EXERCISE PROMPT: Without the pictures, give the entries below again exactly as written.

LISTED RECORDS:

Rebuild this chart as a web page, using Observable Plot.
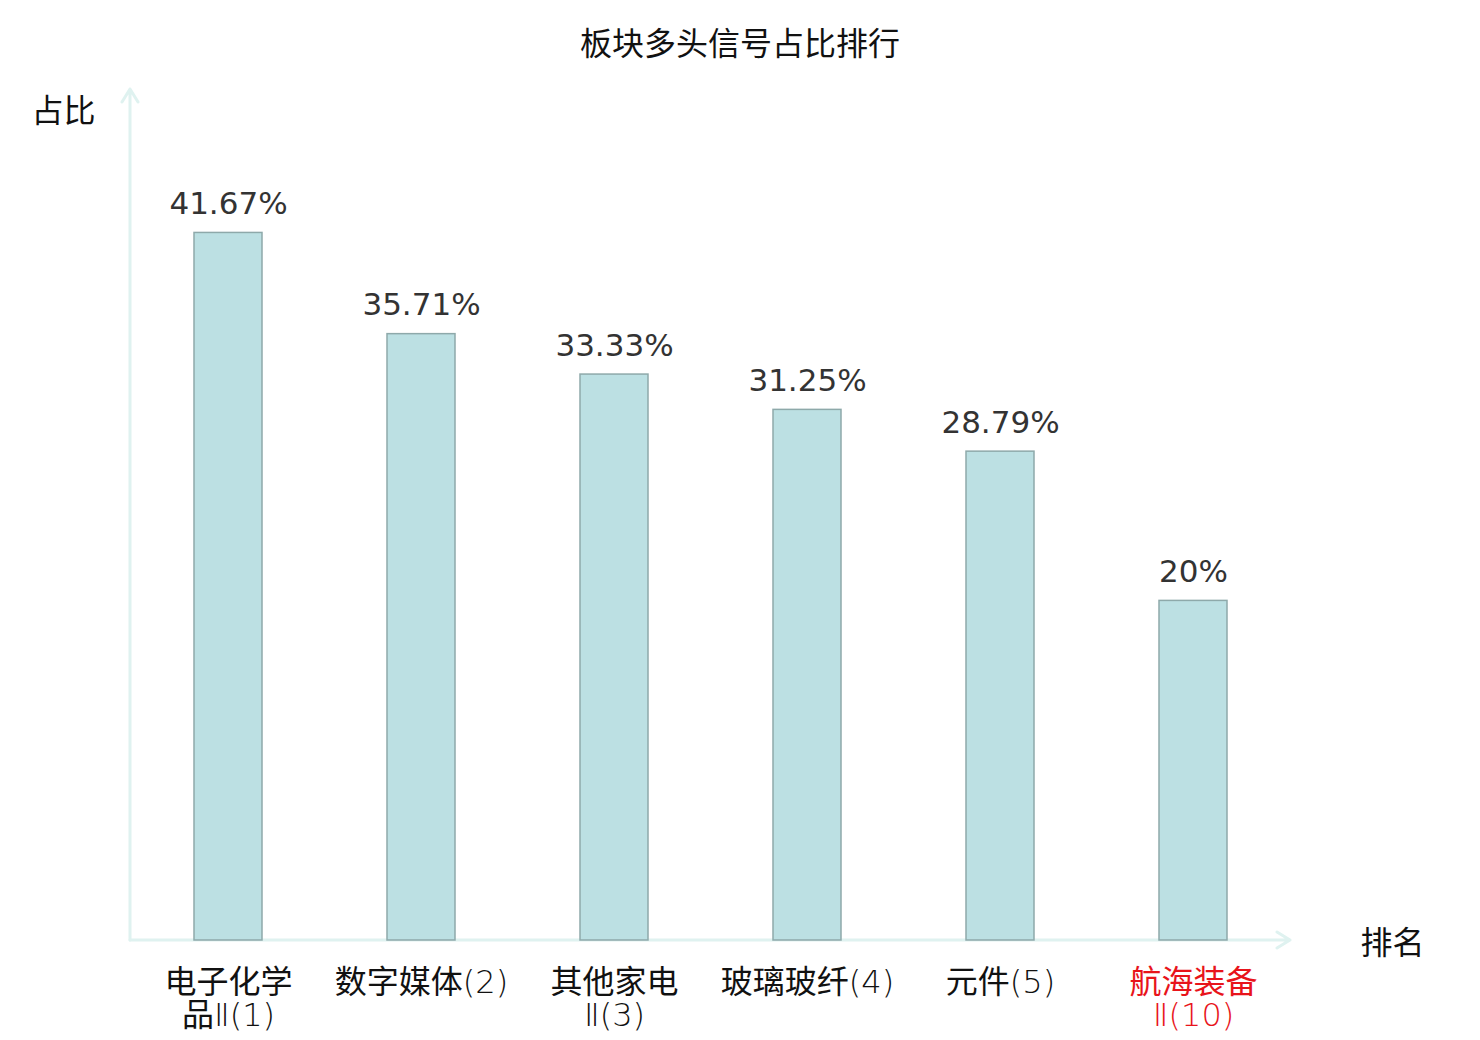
<!DOCTYPE html>
<html><head><meta charset="utf-8">
<script src="https://cdn.jsdelivr.net/npm/d3@7"></script>
<script src="https://cdn.jsdelivr.net/npm/@observablehq/plot@0.6"></script>
<style>
body{margin:0;background:#fff;width:1480px;height:1040px;overflow:hidden;position:relative;font-family:"Noto Sans CJK SC",sans-serif}
#title{position:absolute;top:20px;left:0;width:1480px;text-align:center;font-size:32px;line-height:42px;color:#111;}
#chart{position:absolute;top:0;left:0}
</style></head><body>
<div id="title">板块多头信号占比排行</div>
<div id="chart"></div>
<script>
const categories = ["电子化学品Ⅱ(1)", "数字媒体(2)", "其他家电Ⅱ(3)", "玻璃玻纤(4)", "元件(5)", "航海装备Ⅱ(10)"];
const tickLabels = ["电子化学\n品Ⅱ(1)", "数字媒体(2)", "其他家电\nⅡ(3)", "玻璃玻纤(4)", "元件(5)", "航海装备\nⅡ(10)"];
const values = [41.67, 35.71, 33.33, 31.25, 28.79, 20];
const valueLabels = ["41.67%", "35.71%", "33.33%", "31.25%", "28.79%", "20%"];
const highlight = [false, false, false, false, false, true];
const yAxisName = "占比";
const xAxisName = "排名";

const data = categories.map((c, i) => ({cat: c, tick: tickLabels[i], value: values[i], label: valueLabels[i], color: highlight[i] ? "#e8141b" : "#111"}));

function axesArrows(index, scales, vals, dims) {
  const {marginLeft, marginTop, marginBottom, marginRight, width, height} = dims;
  const x0 = marginLeft, x1 = width - marginRight, y0 = height - marginBottom, y1 = marginTop - 2;
  const g = d3.create("svg:g").attr("stroke", "#dff2f0").attr("stroke-width", 3)
    .attr("fill", "none").attr("stroke-linecap", "round").attr("stroke-linejoin", "round");
  g.append("path").attr("d", `M${x0},${y0}V${y1}M${x0 - 8},${y1 + 13}L${x0},${y1}L${x0 + 8},${y1 + 13}`);
  g.append("path").attr("d", `M${x0},${y0}H${x1}M${x1 - 13},${y0 - 8}L${x1},${y0}L${x1 - 13},${y0 + 8}`);
  return g.node();
}

const chart = Plot.plot({
  width: 1480, height: 1040,
  marginLeft: 130, marginRight: 190, marginTop: 91, marginBottom: 100,
  x: {domain: categories, paddingInner: 0.648, paddingOuter: 0.324, axis: null},
  y: {domain: [0, 50], axis: null},
  color: {type: "identity"},
  style: {background: "transparent", overflow: "visible"},
  marks: [
    axesArrows,
    Plot.barY(data, {x: "cat", y: "value", fill: "#bce0e3", stroke: "#8ea9aa", strokeWidth: 1.5}),
    Plot.text(data, {x: "cat", y: "value", text: "label", lineAnchor: "bottom", dy: -19, fontSize: 31, fill: "#333", fontFamily: "DejaVu Sans"}),
    Plot.text(data, {x: "cat", text: "tick", frameAnchor: "bottom", lineAnchor: "top", dy: 29, fontSize: 32, lineHeight: 1.03, fill: "color", fontFamily: "\"DejaVu Sans Light\", \"Noto Sans CJK SC\""}),
    Plot.text([yAxisName], {frameAnchor: "top-left", textAnchor: "middle", dx: -67, dy: 8, fontSize: 32, fill: "#111", fontFamily: "Noto Sans CJK SC"}),
    Plot.text([xAxisName], {frameAnchor: "bottom-right", textAnchor: "middle", dx: 102, dy: 13, fontSize: 32, fill: "#111", fontFamily: "Noto Sans CJK SC"})
  ]
});
document.getElementById("chart").append(chart);
</script>
</body></html>
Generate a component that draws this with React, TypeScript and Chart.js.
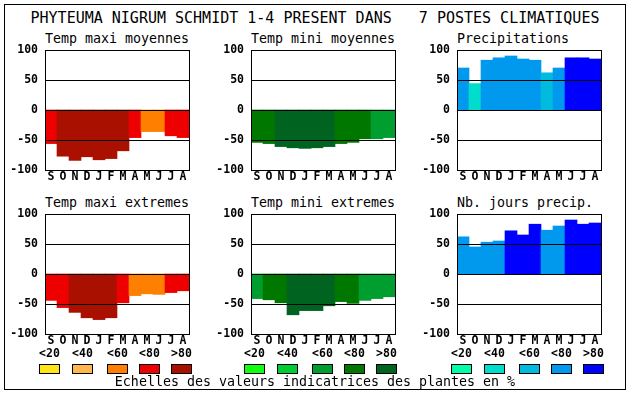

CORRECT OUTPUT:
Rebuild this chart as a web page, using Observable Plot.
<!DOCTYPE html>
<html><head><meta charset="utf-8">
<script src="https://cdn.jsdelivr.net/npm/d3@7"></script>
<script src="https://cdn.jsdelivr.net/npm/@observablehq/plot@0.6"></script>
<style>
body{margin:0;background:#fff;width:1480px;height:1040px;overflow:hidden;position:relative;font-family:"Noto Sans CJK SC",sans-serif}
#title{position:absolute;top:20px;left:0;width:1480px;text-align:center;font-size:32px;line-height:42px;color:#111;}
#chart{position:absolute;top:0;left:0}
</style></head><body>
<div id="title">板块多头信号占比排行</div>
<div id="chart"></div>
<script>
const categories = ["电子化学品Ⅱ(1)", "数字媒体(2)", "其他家电Ⅱ(3)", "玻璃玻纤(4)", "元件(5)", "航海装备Ⅱ(10)"];
const tickLabels = ["电子化学\n品Ⅱ(1)", "数字媒体(2)", "其他家电\nⅡ(3)", "玻璃玻纤(4)", "元件(5)", "航海装备\nⅡ(10)"];
const values = [41.67, 35.71, 33.33, 31.25, 28.79, 20];
const valueLabels = ["41.67%", "35.71%", "33.33%", "31.25%", "28.79%", "20%"];
const highlight = [false, false, false, false, false, true];
const yAxisName = "占比";
const xAxisName = "排名";

const data = categories.map((c, i) => ({cat: c, tick: tickLabels[i], value: values[i], label: valueLabels[i], color: highlight[i] ? "#e8141b" : "#111"}));

function axesArrows(index, scales, vals, dims) {
  const {marginLeft, marginTop, marginBottom, marginRight, width, height} = dims;
  const x0 = marginLeft, x1 = width - marginRight, y0 = height - marginBottom, y1 = marginTop - 2;
  const g = d3.create("svg:g").attr("stroke", "#dff2f0").attr("stroke-width", 3)
    .attr("fill", "none").attr("stroke-linecap", "round").attr("stroke-linejoin", "round");
  g.append("path").attr("d", `M${x0},${y0}V${y1}M${x0 - 8},${y1 + 13}L${x0},${y1}L${x0 + 8},${y1 + 13}`);
  g.append("path").attr("d", `M${x0},${y0}H${x1}M${x1 - 13},${y0 - 8}L${x1},${y0}L${x1 - 13},${y0 + 8}`);
  return g.node();
}

const chart = Plot.plot({
  width: 1480, height: 1040,
  marginLeft: 130, marginRight: 190, marginTop: 91, marginBottom: 100,
  x: {domain: categories, paddingInner: 0.648, paddingOuter: 0.324, axis: null},
  y: {domain: [0, 50], axis: null},
  color: {type: "identity"},
  style: {background: "transparent", overflow: "visible"},
  marks: [
    axesArrows,
    Plot.barY(data, {x: "cat", y: "value", fill: "#bce0e3", stroke: "#8ea9aa", strokeWidth: 1.5}),
    Plot.text(data, {x: "cat", y: "value", text: "label", lineAnchor: "bottom", dy: -19, fontSize: 31, fill: "#333", fontFamily: "DejaVu Sans"}),
    Plot.text(data, {x: "cat", text: "tick", frameAnchor: "bottom", lineAnchor: "top", dy: 29, fontSize: 32, lineHeight: 1.03, fill: "color", fontFamily: "\"DejaVu Sans Light\", \"Noto Sans CJK SC\""}),
    Plot.text([yAxisName], {frameAnchor: "top-left", textAnchor: "middle", dx: -67, dy: 8, fontSize: 32, fill: "#111", fontFamily: "Noto Sans CJK SC"}),
    Plot.text([xAxisName], {frameAnchor: "bottom-right", textAnchor: "middle", dx: 102, dy: 13, fontSize: 32, fill: "#111", fontFamily: "Noto Sans CJK SC"})
  ]
});
document.getElementById("chart").append(chart);
</script>
</body></html>
Generate a component that draws this with React, TypeScript and Chart.js.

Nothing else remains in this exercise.